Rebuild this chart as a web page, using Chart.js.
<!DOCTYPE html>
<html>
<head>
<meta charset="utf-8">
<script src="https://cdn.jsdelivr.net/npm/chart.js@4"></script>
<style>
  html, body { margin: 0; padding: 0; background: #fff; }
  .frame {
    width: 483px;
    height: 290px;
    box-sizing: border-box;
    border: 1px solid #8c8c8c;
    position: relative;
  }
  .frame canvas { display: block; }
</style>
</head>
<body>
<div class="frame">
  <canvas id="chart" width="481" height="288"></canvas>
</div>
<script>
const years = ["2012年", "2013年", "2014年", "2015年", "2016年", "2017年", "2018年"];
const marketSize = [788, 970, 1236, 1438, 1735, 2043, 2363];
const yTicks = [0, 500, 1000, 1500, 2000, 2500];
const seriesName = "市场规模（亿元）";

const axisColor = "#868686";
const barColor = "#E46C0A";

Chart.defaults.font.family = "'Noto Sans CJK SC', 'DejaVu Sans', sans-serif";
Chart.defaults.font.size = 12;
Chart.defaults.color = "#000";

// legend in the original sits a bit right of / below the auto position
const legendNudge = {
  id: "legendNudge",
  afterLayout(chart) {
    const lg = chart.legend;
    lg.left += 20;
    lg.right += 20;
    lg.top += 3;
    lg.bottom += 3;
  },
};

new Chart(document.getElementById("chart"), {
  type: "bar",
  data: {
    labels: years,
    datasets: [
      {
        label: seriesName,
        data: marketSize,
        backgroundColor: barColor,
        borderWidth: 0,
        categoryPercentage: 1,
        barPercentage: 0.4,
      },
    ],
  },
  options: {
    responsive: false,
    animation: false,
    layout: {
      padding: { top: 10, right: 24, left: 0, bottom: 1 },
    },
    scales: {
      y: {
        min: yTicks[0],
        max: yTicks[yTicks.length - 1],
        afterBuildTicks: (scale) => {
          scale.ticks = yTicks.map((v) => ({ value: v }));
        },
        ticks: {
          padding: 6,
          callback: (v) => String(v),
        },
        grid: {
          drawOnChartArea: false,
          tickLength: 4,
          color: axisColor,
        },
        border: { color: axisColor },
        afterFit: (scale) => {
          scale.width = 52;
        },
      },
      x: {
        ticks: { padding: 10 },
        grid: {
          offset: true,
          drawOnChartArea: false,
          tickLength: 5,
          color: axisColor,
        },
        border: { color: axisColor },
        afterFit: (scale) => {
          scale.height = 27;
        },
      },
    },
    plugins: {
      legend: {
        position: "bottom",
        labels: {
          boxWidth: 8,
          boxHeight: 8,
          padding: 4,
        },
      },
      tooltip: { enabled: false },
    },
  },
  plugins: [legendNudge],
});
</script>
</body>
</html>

####

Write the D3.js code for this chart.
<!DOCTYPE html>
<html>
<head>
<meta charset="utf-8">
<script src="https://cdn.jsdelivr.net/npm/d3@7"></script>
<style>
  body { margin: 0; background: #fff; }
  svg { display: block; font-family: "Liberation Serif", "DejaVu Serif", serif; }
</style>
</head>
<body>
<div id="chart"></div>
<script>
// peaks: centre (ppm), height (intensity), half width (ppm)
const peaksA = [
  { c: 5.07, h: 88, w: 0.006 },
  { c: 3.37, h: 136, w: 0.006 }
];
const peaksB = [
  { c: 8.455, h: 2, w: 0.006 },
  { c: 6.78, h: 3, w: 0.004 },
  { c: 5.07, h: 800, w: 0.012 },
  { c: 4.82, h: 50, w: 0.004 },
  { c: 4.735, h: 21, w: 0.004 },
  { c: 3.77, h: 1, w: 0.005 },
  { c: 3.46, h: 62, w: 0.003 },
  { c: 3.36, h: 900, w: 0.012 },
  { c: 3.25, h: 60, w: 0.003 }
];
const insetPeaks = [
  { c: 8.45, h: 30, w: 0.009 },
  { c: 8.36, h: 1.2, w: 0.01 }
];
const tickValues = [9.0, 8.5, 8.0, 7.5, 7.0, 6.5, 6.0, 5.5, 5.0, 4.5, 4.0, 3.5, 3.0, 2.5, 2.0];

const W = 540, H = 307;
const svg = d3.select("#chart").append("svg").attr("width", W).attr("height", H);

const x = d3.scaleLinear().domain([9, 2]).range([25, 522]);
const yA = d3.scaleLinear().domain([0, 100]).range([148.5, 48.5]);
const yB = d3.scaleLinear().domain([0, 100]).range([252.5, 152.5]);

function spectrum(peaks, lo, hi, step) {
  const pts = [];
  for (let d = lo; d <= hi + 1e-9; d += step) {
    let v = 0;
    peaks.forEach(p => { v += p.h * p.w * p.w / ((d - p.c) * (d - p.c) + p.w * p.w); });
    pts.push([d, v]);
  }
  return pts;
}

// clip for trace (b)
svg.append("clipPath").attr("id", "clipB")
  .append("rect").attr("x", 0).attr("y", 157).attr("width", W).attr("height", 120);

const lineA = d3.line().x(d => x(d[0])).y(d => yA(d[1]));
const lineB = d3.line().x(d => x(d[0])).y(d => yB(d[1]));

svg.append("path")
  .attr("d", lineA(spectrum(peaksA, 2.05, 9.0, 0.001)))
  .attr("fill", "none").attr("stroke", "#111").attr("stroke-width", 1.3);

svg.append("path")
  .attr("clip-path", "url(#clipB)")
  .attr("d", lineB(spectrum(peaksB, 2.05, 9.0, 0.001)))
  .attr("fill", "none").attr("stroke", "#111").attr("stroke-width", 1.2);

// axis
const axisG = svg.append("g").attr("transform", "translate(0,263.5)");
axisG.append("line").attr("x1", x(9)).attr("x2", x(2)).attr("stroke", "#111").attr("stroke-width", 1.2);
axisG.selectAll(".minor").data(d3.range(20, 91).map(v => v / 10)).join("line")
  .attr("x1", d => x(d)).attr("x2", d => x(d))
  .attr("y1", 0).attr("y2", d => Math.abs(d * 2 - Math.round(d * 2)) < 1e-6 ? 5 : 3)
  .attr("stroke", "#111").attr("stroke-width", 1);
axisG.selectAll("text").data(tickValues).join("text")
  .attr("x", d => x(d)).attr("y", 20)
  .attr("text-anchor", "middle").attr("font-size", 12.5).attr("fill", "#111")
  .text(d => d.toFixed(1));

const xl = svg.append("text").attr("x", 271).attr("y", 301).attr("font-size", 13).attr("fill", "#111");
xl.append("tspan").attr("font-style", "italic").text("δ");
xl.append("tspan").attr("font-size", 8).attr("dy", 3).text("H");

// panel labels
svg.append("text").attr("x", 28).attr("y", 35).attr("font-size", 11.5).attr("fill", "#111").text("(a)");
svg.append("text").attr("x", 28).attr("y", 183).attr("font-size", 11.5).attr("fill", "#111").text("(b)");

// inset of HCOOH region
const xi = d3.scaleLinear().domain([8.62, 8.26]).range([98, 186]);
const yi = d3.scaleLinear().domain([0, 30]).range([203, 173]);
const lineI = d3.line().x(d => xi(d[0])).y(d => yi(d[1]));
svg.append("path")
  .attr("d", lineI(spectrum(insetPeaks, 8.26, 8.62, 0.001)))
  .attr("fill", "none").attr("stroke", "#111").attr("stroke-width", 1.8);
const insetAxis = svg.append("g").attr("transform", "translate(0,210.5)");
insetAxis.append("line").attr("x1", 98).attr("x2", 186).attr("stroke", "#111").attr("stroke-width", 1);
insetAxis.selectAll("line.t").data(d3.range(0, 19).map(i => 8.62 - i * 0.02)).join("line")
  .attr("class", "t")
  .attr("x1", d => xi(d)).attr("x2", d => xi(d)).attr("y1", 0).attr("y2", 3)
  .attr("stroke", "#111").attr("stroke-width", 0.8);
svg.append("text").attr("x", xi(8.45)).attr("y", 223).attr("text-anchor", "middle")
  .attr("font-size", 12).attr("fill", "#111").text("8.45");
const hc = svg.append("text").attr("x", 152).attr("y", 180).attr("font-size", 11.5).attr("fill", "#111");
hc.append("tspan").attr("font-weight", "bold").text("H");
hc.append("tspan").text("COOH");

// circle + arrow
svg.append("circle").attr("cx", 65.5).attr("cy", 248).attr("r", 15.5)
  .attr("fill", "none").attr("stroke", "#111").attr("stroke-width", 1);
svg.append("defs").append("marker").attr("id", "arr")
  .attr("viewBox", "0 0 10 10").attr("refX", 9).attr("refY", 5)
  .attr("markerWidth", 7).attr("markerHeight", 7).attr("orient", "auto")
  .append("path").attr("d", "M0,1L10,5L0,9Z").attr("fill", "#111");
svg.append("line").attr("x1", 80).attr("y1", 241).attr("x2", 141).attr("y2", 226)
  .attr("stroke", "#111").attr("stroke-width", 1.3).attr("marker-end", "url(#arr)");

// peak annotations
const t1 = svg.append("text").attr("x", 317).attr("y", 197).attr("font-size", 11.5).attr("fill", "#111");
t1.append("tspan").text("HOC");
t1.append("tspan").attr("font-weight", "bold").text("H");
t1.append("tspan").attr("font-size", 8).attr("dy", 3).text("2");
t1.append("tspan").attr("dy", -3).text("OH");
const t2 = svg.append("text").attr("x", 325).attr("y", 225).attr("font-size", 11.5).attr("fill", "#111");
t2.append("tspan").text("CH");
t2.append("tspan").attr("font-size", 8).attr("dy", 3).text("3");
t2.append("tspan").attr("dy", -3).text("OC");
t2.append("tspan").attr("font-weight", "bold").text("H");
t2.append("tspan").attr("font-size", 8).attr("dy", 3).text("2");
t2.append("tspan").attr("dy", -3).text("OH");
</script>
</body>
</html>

####

WHAT YOU NEED TO DO: Wherever the word "this" occurs in a line of the listing, copy that line.

RESPONSE:
Rebuild this chart as a web page, using Chart.js.
Write the D3.js code for this chart.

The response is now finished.